D’Angelo was out when Wes and I visited. An older man behind the counter identified himself as D’Angelo’s brother. When I asked for a rabbit, he emerged from the refrigerator with a huge animal, at least three feet long, covered in bright white fluff. I have to confess that, after buying my Whole Foods rabbit already skinned, the floppy bunny ears and bushy tail came as something of a shock. It looked like it could have woken up and hopped away. But Sonny’s brother made quick work of the carcass with a knife and cleaver. (Wes, naturally, recorded a video on his phone.) We tried to engage him in small talk, but all we learned was that the rabbit came from a farm in rural Pennsylvania that uses “no antibiotics or steroids, or anything like that.” When he had finished, he plopped the carcass on the sagging butcher block and asked, “Do you want the head?” We said no thanks. With a quick final whack, the head parted ways with the body, and Sonny’s brother wrapped our rabbit in butcher paper. We paid in cash. No receipt.

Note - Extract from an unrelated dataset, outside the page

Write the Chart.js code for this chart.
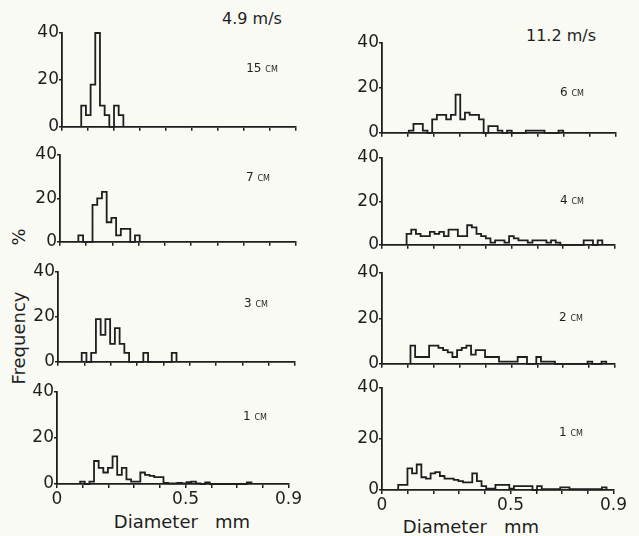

That evening, I got a head start on Easter preparations. I cut the rabbit into six pieces, separating the legs and the saddle meat, then slathered them in a mixture of olive oil, salt, and lots of pepper and fennel seeds. I thinly sliced four whole fennel bulbs and spread the pile, tossed with salt and pepper and more oil, across the bottom of a pan. After giving the vegetables a head start in the oven, I laid the meat on top and let it roast for around forty minutes, flipping the rabbit pieces midway through to help them brown. By the time the rabbit was done cooking, the kitchen was overwhelmed with earthy aromas of meat juices and anise. I grabbed one of the legs and took a bite. It tasted elemental and herbaceous, like early spring itself.